The main argument the authors make lies not in their analysis of the economic or the political system – the main critical arguments used in recent works on Russian foreign policy, but in the importance they give to the mechanisms of evaluation and analysis the Kremlin is lacking. Having developed a very centralized government has made governing Russia easy for the present leadership, but it has prevented the emergence of intermediate levels of expertise. Describing a phenomenon similar to Irvin Janis’ “groupthink”, the two researchers show the scale and the depth of the transformation. The gravest mistakes in recent years – the war with Georgia, the recognition of Ossetian and Abhazian independence, and the botched-up attempt of welfare reform – stem directly from the nature of the regime, who lacks a critical insight into foreign policies and who is facing in the second decade of the 21st century a new international environment.
Similarly, Russia’s lackluster avoidance of the new international arrangements is not purely the result of a hard-line interpretation of Russian national interests, but the consequence of seeing the world through a different lens – one that is to get more and more antiquated as time passes by. The inability of Russian leaders to understand the new global environment (and the responsibilities that Russia has to undertake, as a major power and a prominent member of the international community) is also a direct consequence of a slackening intellectual environment (in the author’s terms, Russia has become “intellectually provincial).
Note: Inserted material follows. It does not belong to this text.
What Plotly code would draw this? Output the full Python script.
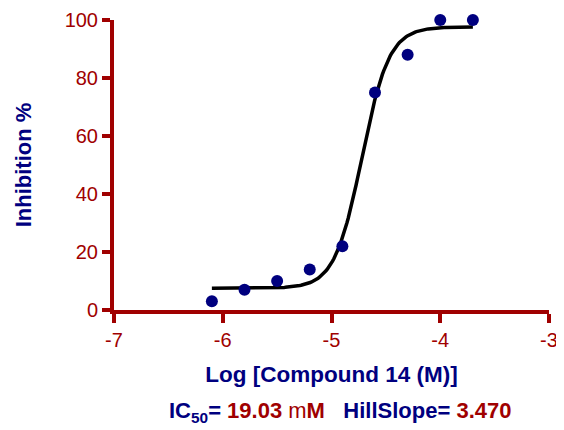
import math
import plotly.graph_objects as go

log_conc = [-6.1, -5.8, -5.5, -5.2, -4.9, -4.6, -4.3, -4.0, -3.7]
inhibition = [3, 7, 10, 14, 22, 75, 88, 100, 100]

# Fitted 4-parameter logistic shown on the chart
fit_bottom = 7.5
fit_top = 97.6
ic50_uM = 19.03
hill_slope = 3.470
fit_x_start, fit_x_end = -6.1, -3.7

x_ticks = [-7, -6, -5, -4, -3]
y_ticks = [0, 20, 40, 60, 80, 100]

log_ic50 = math.log10(ic50_uM * 1e-6)
n_fit = 200
fit_x = [fit_x_start + (fit_x_end - fit_x_start) * i / (n_fit - 1) for i in range(n_fit)]
fit_y = [fit_bottom + (fit_top - fit_bottom) / (1 + 10 ** ((log_ic50 - x) * hill_slope)) for x in fit_x]

NAVY = "#00007F"
RED = "#A00000"
FONT = "Liberation Sans, Arial, sans-serif"

fig = go.Figure()
fig.add_trace(go.Scatter(x=fit_x, y=fit_y, mode="lines",
                         line=dict(color="black", width=3.5), cliponaxis=False,
                         hoverinfo="skip"))
fig.add_trace(go.Scatter(x=log_conc, y=inhibition, mode="markers",
                         marker=dict(color=NAVY, size=12), cliponaxis=False))

# page body has an 8px margin, so the figure is offset by 8px
fig.update_layout(
    width=556, height=422,
    margin=dict(l=106, r=15, t=12, b=120),
    plot_bgcolor="white", paper_bgcolor="white",
    showlegend=False,
    font=dict(family=FONT),
    xaxis=dict(range=[-7, -3], tickvals=x_ticks, ticktext=[str(v) for v in x_ticks],
               automargin=False,
               showgrid=False, zeroline=False, showline=True, linecolor=RED, linewidth=4,
               ticks="outside", ticklen=9, tickwidth=3.5, tickcolor=RED,
               tickfont=dict(size=20, color=RED, family=FONT),
               title=dict(text="<b>Log [Compound 14 (M)]</b>",
                          font=dict(size=22.5, color=NAVY, family=FONT), standoff=17)),
    yaxis=dict(range=[0, 100], tickvals=y_ticks, ticktext=[str(v) for v in y_ticks],
               automargin=False,
               showgrid=False, zeroline=False, showline=True, linecolor=RED, linewidth=4,
               ticks="outside", ticklen=8, tickwidth=3.5, tickcolor=RED,
               tickfont=dict(size=20, color=RED, family=FONT),
               title=dict(text="<b>Inhibition %</b>",
                          font=dict(size=22, color=NAVY, family=FONT), standoff=28)),
)

fig.add_annotation(
    x=0.52, xref="paper", yref="paper", y=-(410 - 308) / 290,
    text=(f"<b><span style='color:{NAVY}'>IC<sub>50</sub>=</span> "
          f"<span style='color:{RED}'>{ic50_uM:.2f} </span></b>"
          f"<span style='color:{RED}'>m</span>"
          f"<b><span style='color:{RED}'>M</span>   "
          f"<span style='color:{NAVY}'>HillSlope=</span> "
          f"<span style='color:{RED}'>{hill_slope:.3f}</span></b>"),
    showarrow=False, font=dict(size=22, family=FONT),
    yanchor="middle",
)

fig.write_html("out.html")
Greene and Trenin envision that international relations are going through a period of profound change that the West is capable of fuelling, both in terms of power and in terms of knowledge and information. Russia’s reluctance to be part of the new international arrangements (concerning financial regulations or pollution-prevention) should not determine the other international actors to close the door on Moscow (a move that may lead to a resurgence of nationalism). Once Russia will face outward, after overcoming its internal difficulties, it can be a part of the new global governance mechanisms, provided it can reform its internal institutions. As to the mechanisms through which that should occur, the authors see a prominent role for the Russian civil society, whose expertise and frequent contacts with their western counterparts should force the government to open up and become more transparent.